Other pairings are less contrarian. There’s a beautiful ruff portrait partnered with a power suit from Versace – it goes because, well, both ruff and suit scream high rank. Elsewhere, a Bronzino in a gold headdress is matched with a gold Gucci number. It’s a clear statement of how wealth has been displayed throughout the ages… and how connected it still is.
My favourite, however, is her ingenious placement of Anne of Cleves’ head with a controversial dress by Lotta Volkova. The dress features a full-frontal nude print, and Jess uses this as a point to discuss women’s function as birthers and brides in the days of Anne of Cleves, who was herself married off to Henry VIII to produce a male heir.
The questions she asks, such as whether nudity celebrates the female form or objectifies it, are not necessarily new. But the historical slant and exquisite visuals are. The result is addictive: it’s a fashion page that makes you think, and a thoughtful page that’s full of fashion.
The result is addictive: it’s a fashion page that makes you think, and a thoughtful page that’s full of fashion.
In releasing the portraits from their moorings and giving the subjects new life with new meaning, Jess is also changing her own path. ‘I love doing theatre, but you’re always within someone else’s creative parameters. I wanted to see what I could do alone… so I gave myself permission to play. That’s how it started.’

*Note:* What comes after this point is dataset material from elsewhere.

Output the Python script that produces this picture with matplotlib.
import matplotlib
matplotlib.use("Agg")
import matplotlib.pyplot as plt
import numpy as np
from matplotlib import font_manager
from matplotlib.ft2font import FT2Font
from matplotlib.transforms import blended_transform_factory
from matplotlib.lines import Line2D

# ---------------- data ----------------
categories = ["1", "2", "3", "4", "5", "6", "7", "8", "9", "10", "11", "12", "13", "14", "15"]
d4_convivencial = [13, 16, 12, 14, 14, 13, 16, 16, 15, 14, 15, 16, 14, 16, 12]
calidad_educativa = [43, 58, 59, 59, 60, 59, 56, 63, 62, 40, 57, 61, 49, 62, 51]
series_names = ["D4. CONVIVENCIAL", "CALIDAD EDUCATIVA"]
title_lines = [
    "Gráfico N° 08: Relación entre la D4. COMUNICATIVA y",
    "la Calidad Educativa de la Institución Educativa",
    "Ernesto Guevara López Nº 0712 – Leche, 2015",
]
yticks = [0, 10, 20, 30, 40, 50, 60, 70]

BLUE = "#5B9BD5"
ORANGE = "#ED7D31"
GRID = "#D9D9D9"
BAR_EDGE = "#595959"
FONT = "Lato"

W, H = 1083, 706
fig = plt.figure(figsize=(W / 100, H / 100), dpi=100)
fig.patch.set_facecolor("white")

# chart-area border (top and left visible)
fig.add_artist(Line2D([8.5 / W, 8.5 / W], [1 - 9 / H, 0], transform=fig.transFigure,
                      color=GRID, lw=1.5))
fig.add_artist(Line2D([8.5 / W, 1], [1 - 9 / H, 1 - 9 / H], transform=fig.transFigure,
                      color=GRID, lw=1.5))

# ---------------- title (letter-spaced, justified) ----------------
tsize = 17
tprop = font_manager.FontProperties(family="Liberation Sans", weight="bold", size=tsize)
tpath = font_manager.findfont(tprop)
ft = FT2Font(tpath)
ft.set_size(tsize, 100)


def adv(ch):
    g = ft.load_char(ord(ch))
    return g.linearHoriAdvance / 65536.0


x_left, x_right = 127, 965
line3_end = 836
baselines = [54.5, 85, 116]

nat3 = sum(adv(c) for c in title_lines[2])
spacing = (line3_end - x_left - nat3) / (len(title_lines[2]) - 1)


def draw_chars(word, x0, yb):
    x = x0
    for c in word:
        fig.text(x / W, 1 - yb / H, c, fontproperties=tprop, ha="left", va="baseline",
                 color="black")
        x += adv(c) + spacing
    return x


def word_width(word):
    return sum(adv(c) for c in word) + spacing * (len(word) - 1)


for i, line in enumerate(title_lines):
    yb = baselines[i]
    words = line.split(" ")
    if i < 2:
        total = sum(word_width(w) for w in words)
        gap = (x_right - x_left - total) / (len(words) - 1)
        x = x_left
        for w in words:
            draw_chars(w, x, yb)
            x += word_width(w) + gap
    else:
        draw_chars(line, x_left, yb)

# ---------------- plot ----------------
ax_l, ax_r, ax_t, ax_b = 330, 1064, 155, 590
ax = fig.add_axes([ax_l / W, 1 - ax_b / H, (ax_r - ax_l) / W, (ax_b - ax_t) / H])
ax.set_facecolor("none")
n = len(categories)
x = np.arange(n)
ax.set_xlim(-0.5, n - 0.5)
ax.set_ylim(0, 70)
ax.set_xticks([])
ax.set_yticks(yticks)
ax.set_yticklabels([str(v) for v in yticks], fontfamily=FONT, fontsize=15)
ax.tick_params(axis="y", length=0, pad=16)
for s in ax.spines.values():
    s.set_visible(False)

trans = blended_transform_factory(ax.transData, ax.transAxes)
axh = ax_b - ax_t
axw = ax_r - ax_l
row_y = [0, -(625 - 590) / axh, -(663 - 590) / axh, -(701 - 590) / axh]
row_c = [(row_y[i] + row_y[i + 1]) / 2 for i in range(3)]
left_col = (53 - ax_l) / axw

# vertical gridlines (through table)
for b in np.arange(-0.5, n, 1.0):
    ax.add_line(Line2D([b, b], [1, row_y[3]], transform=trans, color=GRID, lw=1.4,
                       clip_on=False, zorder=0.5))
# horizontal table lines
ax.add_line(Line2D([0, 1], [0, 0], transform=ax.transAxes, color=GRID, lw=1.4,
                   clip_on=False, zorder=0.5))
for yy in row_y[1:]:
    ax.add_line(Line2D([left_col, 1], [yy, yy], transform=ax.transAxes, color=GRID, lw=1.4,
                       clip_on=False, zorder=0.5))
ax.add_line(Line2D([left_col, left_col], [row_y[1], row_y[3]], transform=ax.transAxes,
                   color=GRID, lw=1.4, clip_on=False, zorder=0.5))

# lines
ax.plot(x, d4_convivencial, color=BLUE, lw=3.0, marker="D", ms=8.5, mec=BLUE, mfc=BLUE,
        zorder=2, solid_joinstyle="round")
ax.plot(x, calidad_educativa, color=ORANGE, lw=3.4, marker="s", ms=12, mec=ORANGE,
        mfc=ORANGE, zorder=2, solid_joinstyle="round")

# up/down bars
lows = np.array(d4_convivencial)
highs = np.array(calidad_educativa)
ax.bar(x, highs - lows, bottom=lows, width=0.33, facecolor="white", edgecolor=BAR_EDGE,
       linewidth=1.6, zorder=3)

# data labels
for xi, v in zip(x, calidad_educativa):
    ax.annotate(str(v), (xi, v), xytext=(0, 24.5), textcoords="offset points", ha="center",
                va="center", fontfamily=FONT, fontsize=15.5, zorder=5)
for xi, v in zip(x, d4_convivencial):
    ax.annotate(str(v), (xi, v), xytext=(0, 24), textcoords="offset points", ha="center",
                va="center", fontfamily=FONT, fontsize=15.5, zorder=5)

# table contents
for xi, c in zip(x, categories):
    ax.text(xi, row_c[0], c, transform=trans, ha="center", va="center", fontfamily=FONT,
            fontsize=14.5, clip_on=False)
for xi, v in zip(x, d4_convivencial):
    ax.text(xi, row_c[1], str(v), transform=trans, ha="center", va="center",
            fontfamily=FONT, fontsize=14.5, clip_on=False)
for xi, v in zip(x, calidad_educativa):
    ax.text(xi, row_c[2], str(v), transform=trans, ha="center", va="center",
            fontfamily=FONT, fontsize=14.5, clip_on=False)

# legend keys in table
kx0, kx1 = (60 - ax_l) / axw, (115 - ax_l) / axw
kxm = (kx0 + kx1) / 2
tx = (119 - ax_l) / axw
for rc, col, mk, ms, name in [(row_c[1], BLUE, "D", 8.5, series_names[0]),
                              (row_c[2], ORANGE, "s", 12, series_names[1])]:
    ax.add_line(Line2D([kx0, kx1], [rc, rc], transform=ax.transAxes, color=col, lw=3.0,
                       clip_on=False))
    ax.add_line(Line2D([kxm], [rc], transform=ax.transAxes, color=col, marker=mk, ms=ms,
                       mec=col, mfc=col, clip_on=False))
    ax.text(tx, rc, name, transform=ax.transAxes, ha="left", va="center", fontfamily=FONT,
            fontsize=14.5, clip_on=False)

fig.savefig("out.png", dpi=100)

Now, Jess has realised that with her fast-growing following (boosted by reposts from Schiaparelli, who love her work), she can make an income selling prints. ‘I think it’s a privilege to make money doing what you want,’ she says. ‘I do struggle with imposter syndrome, and there are parts of me that say, “Oooh, you’re getting away with it!”’ This is a special privilege, one that Jess’ models would have never been able to enjoy, regardless of how much their clothes cost. This, surely, is the real meaning of modern luxury.